渡り鳥のツバメは越冬はできませんから命を懸けた善行です。
”命を捧げるという行為”の重さはずっしりと胸に迫ってきました。
銅像の王子は金箔や宝石が無くなりみすぼらしくなっていきました。
私財をなげうって貧しい人々を救おうとしたのです。
その後,貧しかった人々がどうなったのかは分かりません。
銅像を融かして別の像を作ろうとする役人の話からすると,
きっと,一時しのぎにしかならなかったようにも思えます。
それよりも,突然の金箔や宝石です。
それをお金に変えようとしたら,盗んだとか思われないのだろうか?と
心配にもなりました。
ツバメが死を悟った時,彼は王子に別れを告げに行きました。
最後の力を振り絞って王子の処まで飛んでも,まもなく死ぬのです。
もう未来は無いのです。
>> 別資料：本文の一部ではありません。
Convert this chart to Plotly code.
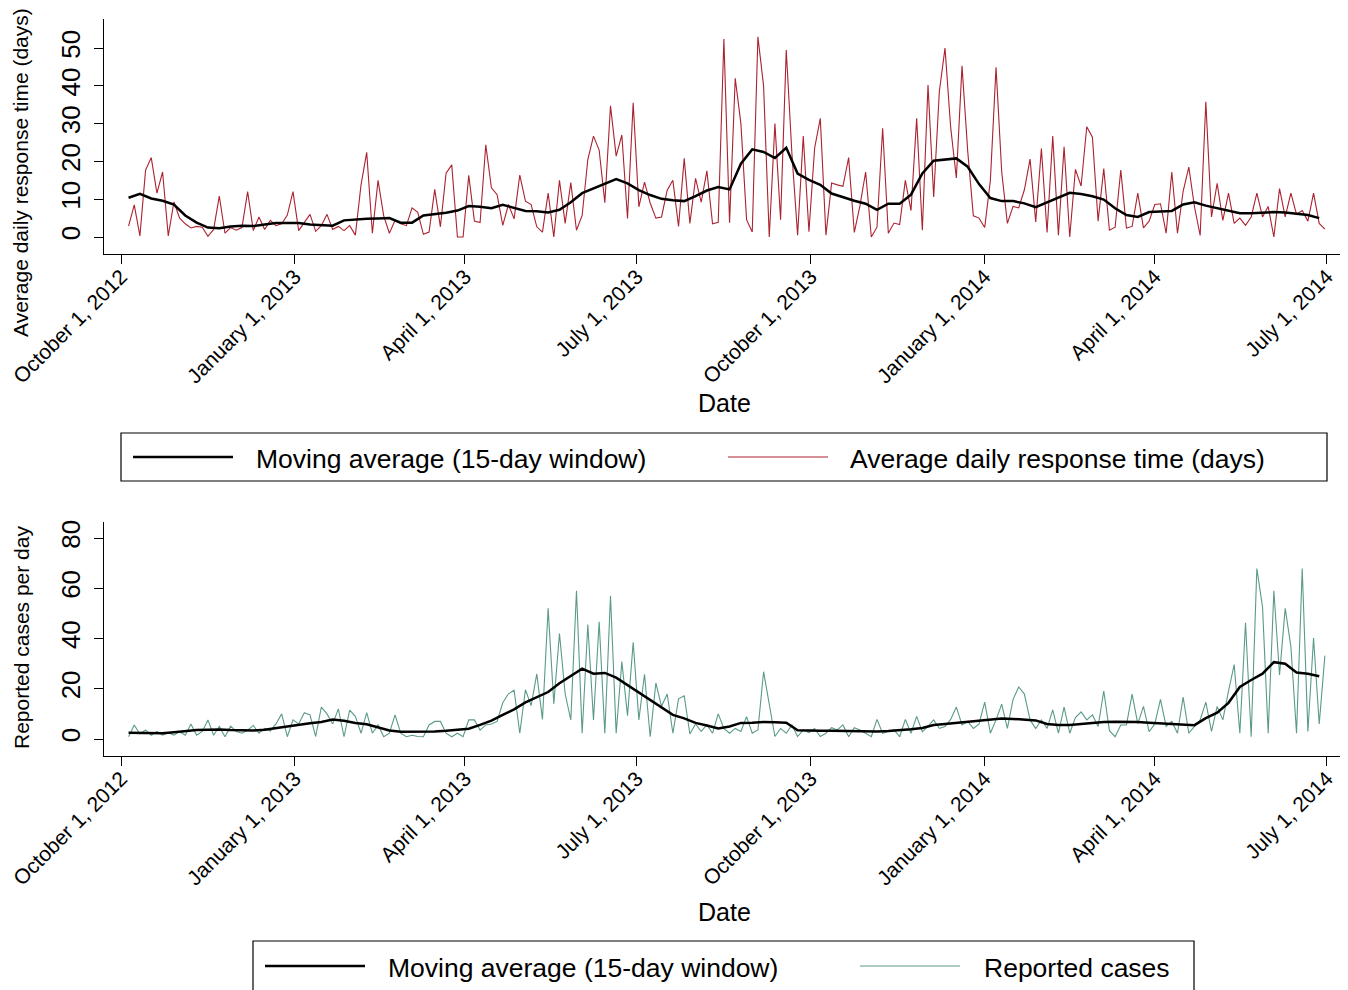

王子の無理を聴いたばかりに,死ななくてはならないのです。
「誰かが行かなくてはならないから」と壊れた原子炉へ行かなければならないとしたら,
それがたとえ,愛する者の為でも,本当に出来るのか・・・。
王子への挨拶と共に命の灯は消えました。
その時を察した王子の鉛の心臓も張り裂けたのです。
善意とはいえ,自分の我が儘の為に,死ななくても良いツバメが
命を失ったことに懺悔の思いが起こったのか,それとも・・・。
ゴミ箱に捨てられた,残った王子の心臓とツバメの亡骸。
実に残酷な風景です。
それを救うことが出来るのは,本当に神様しかいないのでしょうか?
いえ,神様とて死んでから,「(誰かが)ちゃんと見ている」ことを伝えられただけです。
死んで,天国で飛び回るというのはそんなに素晴らしいことなのでしょうか?
貧しい人々を見て哀しんだ王子が,天国で何をして幸せを感じたのでしょうか?
天国では,残された貧しい人々の事は忘れてしまったのでしょうか?
天国では,生前,善行を行なっていれば,現世の憂いを忘れていい場所なのでしょうか?
お話です。童話です。
全てではありませんが,でも,子供心に思ったのです。
今,感じていることは,
「他人に頼まれたら嫌と言いにくい人」には,実に辛いお話です。
死なないだけ,シドニー・ポアチエの『野のユリ』の方がいいかもしれません。
彼は,途中,何度も逃げだし,逃げ出しては戻り,教会を建てました。
ツバメや王子の様に,善行を積んでも死ぬ人は出てきません。
現実的にはどうすればいいか,どうできるかを
少々押しつけがましいかもしれませんが,
与えられる側と与える側が交互に入れ替わりながら描かれているので。